Big Wins in Small Print
Tom Peters
Sperry finally succumbed to Burroughs’ advances, forming the world’s second largest computer company. The ink is barely dry on the agreement for Saatchi & Saatchi to acquire Ted Bates Worldwide, forming the world’s largest ad agency. The same week, Business Week‘s cover story, “The Super Dealers,” describes the shift to huge, multi-brand, car-selling firms. The article predicts that chains of super-dealers are the wave of our immediate future.
But read the fine print, which describes a vastly contrary trend—the bold victories of the smaller guys. Although Burroughs and Sperry are merging, Thinking Machines Corp. has achieved the first serious breakthrough in years in the super-computer arena. MIPS Computer Systems Inc has developed a “superfast microprocessor” that could give even IBM fits.
Beneath the bold print on the Saatchi-Bates deal is fine print that describes numerous advertisers bailing out of big agencies. Owens-Corning’s advertising executive contends, “The more bureaucratic an agency is, the less creative it’s likely to be.” And Gaines Foods’ president notes, “We like the deep involvement of senior people at these agencies.”
And inside the super-dealer cover story is a poll indicating that 61 percent of car shoppers prefer smaller, more intimate dealerships.
Specialty retailers such as The Limited are making big bucks and growing like crazy. Chains like Sears or Safeway are stuck with mega-stores, but increasingly break them up into tiny boutiques. Safeway’s new layout and lighting make the produce section look and feel like a separate farmer’s market.

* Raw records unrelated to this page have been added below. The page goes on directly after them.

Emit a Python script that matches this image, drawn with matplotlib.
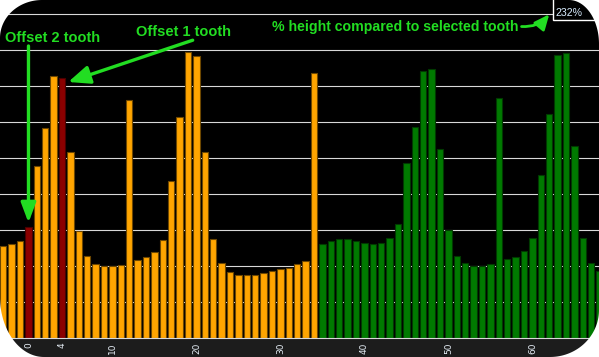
import numpy as np
import matplotlib
matplotlib.use('Agg')
from matplotlib import pyplot as plt
from matplotlib.patches import Polygon, Rectangle

# tooth index and bar height (grid line every 10 units)
teeth = list(range(-3, 69))
heights = [25.7, 26.1, 26.9, 31.0, 47.8, 58.3, 72.8, 72.2, 51.7, 29.7,
           22.8, 20.6, 20.0, 20.0, 20.3, 66.1, 21.7, 22.5, 24.0, 27.2,
           43.8, 61.4, 79.6, 78.3, 51.8, 27.5, 20.8, 18.3, 17.5, 17.5,
           17.5, 18.1, 18.7, 19.2, 19.6, 20.6, 21.4, 73.6, 26.1, 26.9,
           27.5, 27.5, 26.9, 26.4, 26.1, 26.4, 27.8, 31.7, 48.6, 58.8,
           74.2, 74.7, 52.5, 30.0, 22.8, 20.8, 20.0, 20.0, 20.6, 66.7,
           21.9, 22.5, 24.2, 27.8, 45.3, 62.2, 78.6, 79.2, 53.3, 27.8,
           20.8, 18.6]
selected = [0, 4]
second_bank_start = 35
tick_teeth = [0, 4, 10, 20, 30, 40, 50, 60]
ratio_label = '232%'

W, H = 599, 357
GREEN = '#22dd22'

colors = []
edges = []
for t in teeth:
    if t in selected:
        colors.append('#8b0000')
        edges.append('#4a0000')
    elif t >= second_bank_start:
        colors.append('#007a00')
        edges.append('#003a00')
    else:
        colors.append('#ffa500')
        edges.append('#6e4800')

fig = plt.figure(figsize=(W / 100, H / 100), dpi=100, facecolor='#1c1c1c')
ax = fig.add_axes([0, 18.7 / H, 1, 338.3 / H])
ax.set_facecolor('black')
ax.bar(teeth, heights, width=0.76, color=colors, edgecolor=edges,
       linewidth=0.8, zorder=2)
ax.set_xlim(-3.39, 67.92)
ax.set_ylim(0, 93.97)
ax.set_yticks(range(10, 100, 10))
ax.yaxis.grid(True, color='#d8d8d8', linewidth=0.8)
ax.set_axisbelow(True)
ax.set_yticklabels([])
for s in ['top', 'left', 'right']:
    ax.spines[s].set_visible(False)
ax.spines['bottom'].set_color('#d8d8d8')
ax.spines['bottom'].set_linewidth(0.8)
ax.spines['bottom'].set_zorder(3)
ax.set_xticks(tick_teeth)
ax.set_xticklabels([str(t) for t in tick_teeth], rotation=90,
                   fontsize=6.5, color='#e4ecf4', family='DejaVu Sans')
ax.tick_params(axis='both', length=0, pad=3)

# arrows
i0 = teeth.index(selected[0])
i1 = teeth.index(selected[1])
ax.annotate('', xy=(0, heights[i0] + 1.1), xytext=(0, 81.2),
            arrowprops=dict(arrowstyle='-|>,head_length=1.2,head_width=0.45',
                            color=GREEN, lw=2.4, shrinkA=0, shrinkB=0))
ax.annotate('', xy=(4.74, heights[i1] - 1.0), xytext=(19.55, 82.8),
            arrowprops=dict(arrowstyle='-|>,head_length=1.3,head_width=0.55',
                            color=GREEN, lw=2.4, shrinkA=0, shrinkB=0))
ax.annotate('', xy=(62.0, 90.0), xytext=(58.7, 86.6),
            arrowprops=dict(arrowstyle='-|>,head_length=0.9,head_width=0.4',
                            color=GREEN, lw=2.0, shrinkA=0, shrinkB=0,
                            connectionstyle='arc3,rad=0.25'))

fig.text(5 / W, 1 - 42 / H, 'Offset 2 tooth', color=GREEN, fontsize=10.5,
         fontweight='bold', family='Liberation Sans', va='baseline')
fig.text(136.5 / W, 1 - 36.5 / H, 'Offset 1 tooth', color=GREEN, fontsize=10.5,
         fontweight='bold', family='Liberation Sans', va='baseline')
fig.text(272.5 / W, 1 - 31.5 / H, '% height compared to selected tooth',
         color=GREEN, fontsize=10.2, fontweight='bold',
         family='Liberation Sans', va='baseline')

# readout box top right
fig.patches.append(Rectangle((552.5 / W, 1 - 20 / H), 60 / W, 25 / H,
                             transform=fig.transFigure, facecolor='black',
                             edgecolor='white', linewidth=1, zorder=5))
fig.text(556 / W, 1 - 16 / H, ratio_label, color='#d8ecff', fontsize=7.7,
         family='Liberation Sans', va='baseline', zorder=6)

# white rounded corners
def corner(cx, cy, rx, ry, a0, a1, px, py):
    a = np.linspace(np.radians(a0), np.radians(a1), 40)
    pts = [(px / W, py / H)]
    pts += [((cx + rx * np.cos(v)) / W, (cy + ry * np.sin(v)) / H) for v in a]
    return Polygon(pts, closed=True, transform=fig.transFigure,
                   facecolor='white', edgecolor='none', zorder=10)

fig.patches.append(corner(42, H - 38, 42, 38, 90, 180, 0, H))
fig.patches.append(corner(W - 30, H - 44, 30, 44, 0, 90, W, H))
fig.patches.append(corner(W - 49, 47, 49, 47, 270, 360, W, 0))
fig.patches.append(corner(44, 60, 44, 60, 180, 270, 0, 0))

plt.savefig('out.png', dpi=100, facecolor=fig.get_facecolor())
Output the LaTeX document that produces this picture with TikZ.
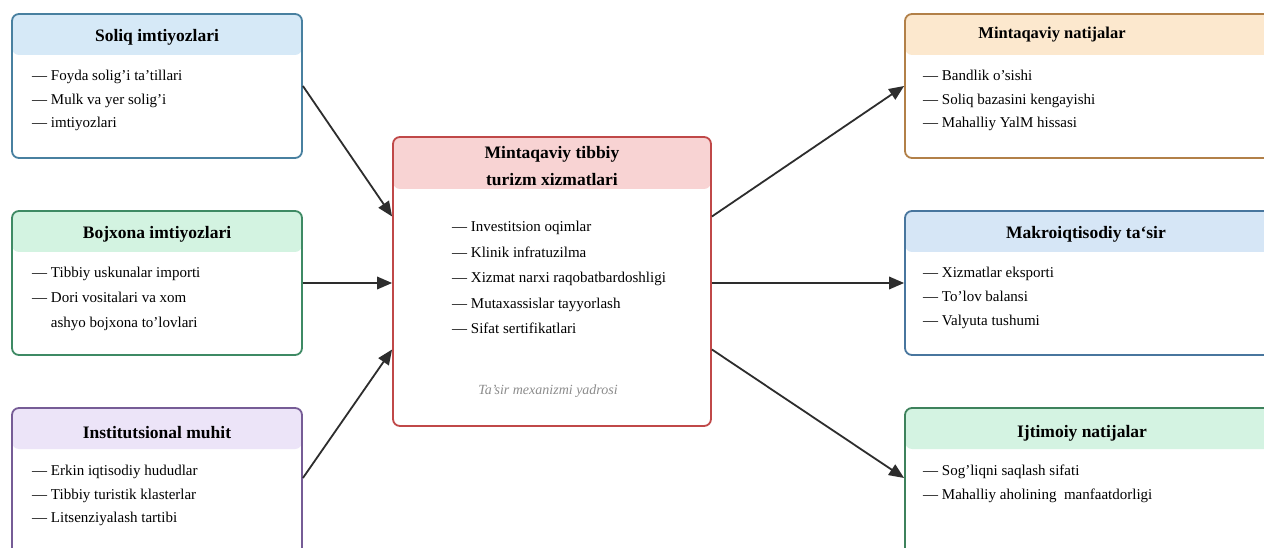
\documentclass[tikz,border=0pt]{standalone}
\usepackage{fontspec}
\setmainfont{Liberation Serif}
\usetikzlibrary{arrows.meta}
\usetikzlibrary{calc}

\definecolor{soliqline}{RGB}{72,128,160}
\definecolor{soliqhead}{RGB}{214,233,247}
\definecolor{bojline}{RGB}{62,138,100}
\definecolor{bojhead}{RGB}{211,243,225}
\definecolor{instline}{RGB}{118,92,150}
\definecolor{insthead}{RGB}{236,228,248}
\definecolor{yadroline}{RGB}{192,72,72}
\definecolor{yadrohead}{RGB}{248,211,211}
\definecolor{mintline}{RGB}{178,128,72}
\definecolor{minthead}{RGB}{252,232,206}
\definecolor{makroline}{RGB}{72,118,158}
\definecolor{makrohead}{RGB}{214,230,246}
\definecolor{ijtline}{RGB}{62,130,92}
\definecolor{ijthead}{RGB}{212,243,226}
\definecolor{linkgray}{RGB}{45,45,45}

\def\thickness{1.8pt}
\tikzstyle{panel}=[rectangle, rounded corners=7pt, line width=\thickness, fill=white, inner sep=0pt, minimum width=290pt, minimum height=144pt]
\tikzset{head/.style 2 args={path picture={
    \fill[#1] (path picture bounding box.north west) rectangle ([yshift=-#2pt]path picture bounding box.north east);}}
}
\tikzstyle{title}=[font=\fontsize{17.5}{27}\selectfont\bfseries, align=center, inner sep=0pt]
\tikzstyle{body}=[font=\fontsize{15}{24}\selectfont, align=left, anchor=north west, inner sep=0pt]
\tikzstyle{link}=[line width=\thickness, draw=linkgray, -{Triangle[length=15pt,width=12.5pt]}]

\begin{document}
\begin{tikzpicture}[x=1pt, y=-1pt]
\clip (0,0) rectangle (1264,548);
\fill[white] (0,0) rectangle (1264,548);

% left column
\node [panel, draw=soliqline, head={soliqhead}{41}] (soliq) at (157,86) {};
\node [panel, draw=bojline, head={bojhead}{41}] (bojxona) at (157,283) {};
\node [panel, draw=instline, head={insthead}{41}, minimum height=152pt] (institut) at (157,484) {};

% core
\node [panel, draw=yadroline, head={yadrohead}{52}, minimum width=318pt, minimum height=289pt] (yadro) at (552,281.5) {};

% right column
\node [panel, draw=mintline, head={minthead}{41}, minimum width=385pt] (mintaqa) at (1097.5,86) {};
\node [panel, draw=makroline, head={makrohead}{41}, minimum width=385pt] (makro) at (1097.5,283) {};
\node [panel, draw=ijtline, head={ijthead}{41}, minimum width=385pt, minimum height=152pt] (ijtimoiy) at (1097.5,484) {};

% titles
\node [title] (soliqT) at (157,37) {Soliq imtiyozlari};
\node [title] (bojxonaT) at (157,234) {Bojxona imtiyozlari};
\node [title] (institutT) at (157,433) {Institutsional muhit};
\node [title] (yadroT) at (552,166) {Mintaqaviy tibbiy\\turizm xizmatlari};
\node [title, font=\fontsize{16.5}{20}\selectfont\bfseries] (mintaqaT) at (1052,35) {Mintaqaviy natijalar};
\node [title] (makroT) at (1086,234) {Makroiqtisodiy ta‘sir};
\node [title] (ijtimoiyT) at (1082,433) {Ijtimoiy natijalar};

% item lists
\node [body, font=\fontsize{15}{23.5}\selectfont] (soliqB) at (32,70) {— Foyda solig’i ta’tillari\\— Mulk va yer solig’i\\— imtiyozlari};
\node [body, font=\fontsize{15}{25}\selectfont] (bojxonaB) at (32,267) {— Tibbiy uskunalar importi\\— Dori vositalari va xom\\\phantom{— }ashyo bojxona to’lovlari};
\node [body, font=\fontsize{15}{23.5}\selectfont] (institutB) at (32,465) {— Erkin iqtisodiy hududlar\\— Tibbiy turistik klasterlar\\— Litsenziyalash tartibi};
\node [body, font=\fontsize{15}{25.5}\selectfont] (yadroB) at (452,221) {— Investitsion oqimlar\\— Klinik infratuzilma\\— Xizmat narxi raqobatbardoshligi\\— Mutaxassislar tayyorlash\\— Sifat sertifikatlari};
\node [font=\fontsize{14}{16}\selectfont\itshape, text=black!45] (yadroN) at (548,391) {Ta’sir mexanizmi yadrosi};
\node [body, font=\fontsize{15}{23.5}\selectfont] (mintaqaB) at (923,70) {— Bandlik o’sishi\\— Soliq bazasini kengayishi\\— Mahalliy YalM hissasi};
\node [body] (makroB) at (923,267) {— Xizmatlar eksporti\\— To’lov balansi\\— Valyuta tushumi};
\node [body] (ijtimoiyB) at (923,465) {— Sog’liqni saqlash sifati\\— Mahalliy aholining\ \ manfaatdorligi};

% connectors
\draw [link] (soliq.east) to ([yshift=65pt]yadro.west);
\draw [link] (bojxona.east) to ([yshift=-1.5pt]yadro.west);
\draw [link] ([yshift=6pt]institut.east) to ([yshift=-68pt]yadro.west);
\draw [link] ([yshift=65pt]yadro.east) to (mintaqa.west);
\draw [link] ([yshift=-1.5pt]yadro.east) to (makro.west);
\draw [link] ([yshift=-68pt]yadro.east) to ([yshift=6pt]ijtimoiy.west);
\end{tikzpicture}
\end{document}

Despite the conflicting evidence, I contend that small, or smaller, is the wave of the future. In some basic industries, like steel, there is a need to rationalize obsolete giant operations. But for specialists (such as Worthington Industries of Columbus, Ohio, and Nucor Corp. of Charlotte, North Carolina), mini-mills or even micro-mills are the future.
Renowned management consultants McKinsey & Company’s recent major analysis decisively concluded that most mega-mergers were disastrous. Frederic Scherer, the preeminent structural economist, observes, “On average, mergers decrease efficiency.” His recent study reveals a performance surge in more than 90 percent of cases when pieces of big firms are spun off into stand-alone companies. Economist Michael Jensen of the University of Rochester bluntly claims, “Diversification is just a code word for wasting shareholders’ money.”
A Business Week analysis of W.R. Grace & Co. concludes that since 1949, Peter Grace’s ceaseless buying and selling has resulted in a stock price that has under-performed the S&P 500 index by two thirds. Gulf & Western Chairman Martin Davis observes, “Bigness is no longer a sign of strength. Mass markets have splintered. Size lost its significance. Ranking on the Fortune 500 is no longer of consequence.”
It’s not just the mergers. Economies of scale in stand-alone, non-diversified firms are at issue as well. Specialty firms, targeting one corner of the market, are the superior performers in steel, chemicals, retailing semiconductors, health care, and financial services. Even packaged goods companies, long under the scale mystique, find that big is not all it’s cracked up to be. Says long-time London Business School professor John Stopford, “The secret of success in international packaged goods markets
has nothing to do with scale.”
The Strategic Planning Institute of Cambridge, Massachusetts, has used its vast data base to determine that market segments up to $100 million command a return on investment of 27 percent (before interest and overhead). That contrasts with an 11 percent return in markets that are $1 billion in size and larger.
In a recent edition of Foreign Affairs, Peter Drucker notes, “Since the early years of this century, the trend in all developed countries has been toward ever larger manufacturing plants. … This has been reversed with a vengeance over last fifteen to twenty years.” Drucker finds this reversal in export companies and in old industries as well as new ones. He sees it “even in Japan, where bigger was always better and biggest meant best.” Drucker adds, “The most profitable automobile company these last years has not been one of the giants, but a medium-sized manufacturer in Germany—BMW.”
An Economist April 1986 cover story chimes in, “Most of the things factories make now—be they cars, cameras, or candlesticks—come in small batches designed to gratify the fleeting market whims. The successful manufacturing countries in the 21st century will be those whose factories change their products fastest.”
Perhaps the major stumbling block to achieving smaller scale is psychological, especially for Americans. America is founded on the premise of bigness: open space; limitless frontiers. Virtually every small town in the U.S. lays claim to being the biggest at something or other: “Gilroy, California, garlic capital of the world”; or “Castroville, California, artichoke capital of the world.”
The jury is out, of course, on the Burroughs-Sperry merger. Still, I place my bet with an economist at the Securities & Exchange Commission: “Most industries in which we have competitive difficulties are not exactly filled with pygmy companies. You don’t put two turkeys together and make an eagle.”